*Short problem*: Write out the listing below exactly, and omit any images you find in it.

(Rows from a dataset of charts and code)

⟨

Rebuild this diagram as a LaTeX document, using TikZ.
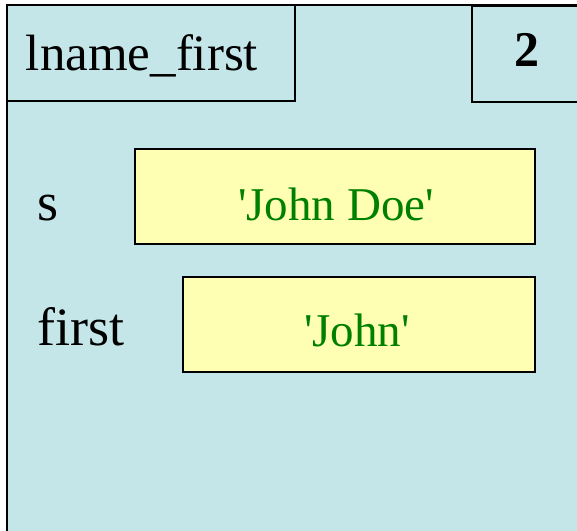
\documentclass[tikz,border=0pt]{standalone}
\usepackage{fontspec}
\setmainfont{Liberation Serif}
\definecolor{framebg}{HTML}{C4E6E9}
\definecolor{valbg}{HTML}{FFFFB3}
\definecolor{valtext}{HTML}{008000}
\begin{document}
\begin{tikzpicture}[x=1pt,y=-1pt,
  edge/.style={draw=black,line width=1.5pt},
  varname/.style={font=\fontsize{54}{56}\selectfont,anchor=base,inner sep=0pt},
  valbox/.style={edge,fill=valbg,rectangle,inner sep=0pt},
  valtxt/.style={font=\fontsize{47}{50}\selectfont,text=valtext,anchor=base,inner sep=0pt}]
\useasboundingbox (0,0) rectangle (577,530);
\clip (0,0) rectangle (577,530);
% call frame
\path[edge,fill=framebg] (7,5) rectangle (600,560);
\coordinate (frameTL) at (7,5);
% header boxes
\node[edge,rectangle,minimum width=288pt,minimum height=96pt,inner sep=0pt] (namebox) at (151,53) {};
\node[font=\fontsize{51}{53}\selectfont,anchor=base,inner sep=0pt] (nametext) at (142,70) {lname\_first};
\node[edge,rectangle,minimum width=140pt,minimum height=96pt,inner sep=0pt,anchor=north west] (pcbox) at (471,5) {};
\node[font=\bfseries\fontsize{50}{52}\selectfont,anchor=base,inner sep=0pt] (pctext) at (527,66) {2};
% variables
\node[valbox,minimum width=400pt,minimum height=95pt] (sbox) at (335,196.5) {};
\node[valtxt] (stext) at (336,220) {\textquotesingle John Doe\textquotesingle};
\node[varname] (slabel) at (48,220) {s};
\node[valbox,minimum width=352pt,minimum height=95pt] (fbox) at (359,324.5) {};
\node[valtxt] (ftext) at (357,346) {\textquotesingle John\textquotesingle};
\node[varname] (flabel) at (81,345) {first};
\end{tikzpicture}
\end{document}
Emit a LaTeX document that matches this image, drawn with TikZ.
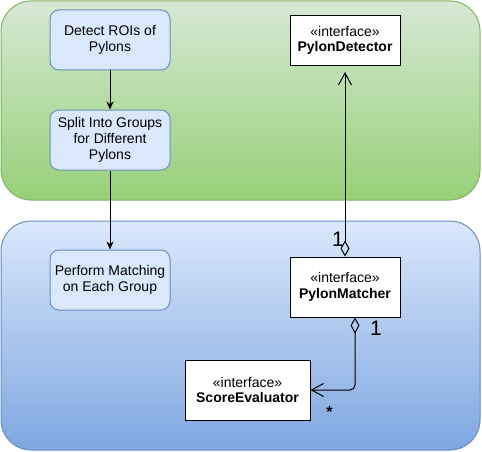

⟩

*Output of the exercise*:
Rebuild this diagram as a LaTeX document, using TikZ.
\documentclass[tikz,border=0pt]{standalone}
\usepackage{fontspec}
\setmainfont{Liberation Serif}
\definecolor{framebg}{HTML}{C4E6E9}
\definecolor{valbg}{HTML}{FFFFB3}
\definecolor{valtext}{HTML}{008000}
\begin{document}
\begin{tikzpicture}[x=1pt,y=-1pt,
  edge/.style={draw=black,line width=1.5pt},
  varname/.style={font=\fontsize{54}{56}\selectfont,anchor=base,inner sep=0pt},
  valbox/.style={edge,fill=valbg,rectangle,inner sep=0pt},
  valtxt/.style={font=\fontsize{47}{50}\selectfont,text=valtext,anchor=base,inner sep=0pt}]
\useasboundingbox (0,0) rectangle (577,530);
\clip (0,0) rectangle (577,530);
% call frame
\path[edge,fill=framebg] (7,5) rectangle (600,560);
\coordinate (frameTL) at (7,5);
% header boxes
\node[edge,rectangle,minimum width=288pt,minimum height=96pt,inner sep=0pt] (namebox) at (151,53) {};
\node[font=\fontsize{51}{53}\selectfont,anchor=base,inner sep=0pt] (nametext) at (142,70) {lname\_first};
\node[edge,rectangle,minimum width=140pt,minimum height=96pt,inner sep=0pt,anchor=north west] (pcbox) at (471,5) {};
\node[font=\bfseries\fontsize{50}{52}\selectfont,anchor=base,inner sep=0pt] (pctext) at (527,66) {2};
% variables
\node[valbox,minimum width=400pt,minimum height=95pt] (sbox) at (335,196.5) {};
\node[valtxt] (stext) at (336,220) {\textquotesingle John Doe\textquotesingle};
\node[varname] (slabel) at (48,220) {s};
\node[valbox,minimum width=352pt,minimum height=95pt] (fbox) at (359,324.5) {};
\node[valtxt] (ftext) at (357,346) {\textquotesingle John\textquotesingle};
\node[varname] (flabel) at (81,345) {first};
\end{tikzpicture}
\end{document}
Emit a LaTeX document that matches this image, drawn with TikZ.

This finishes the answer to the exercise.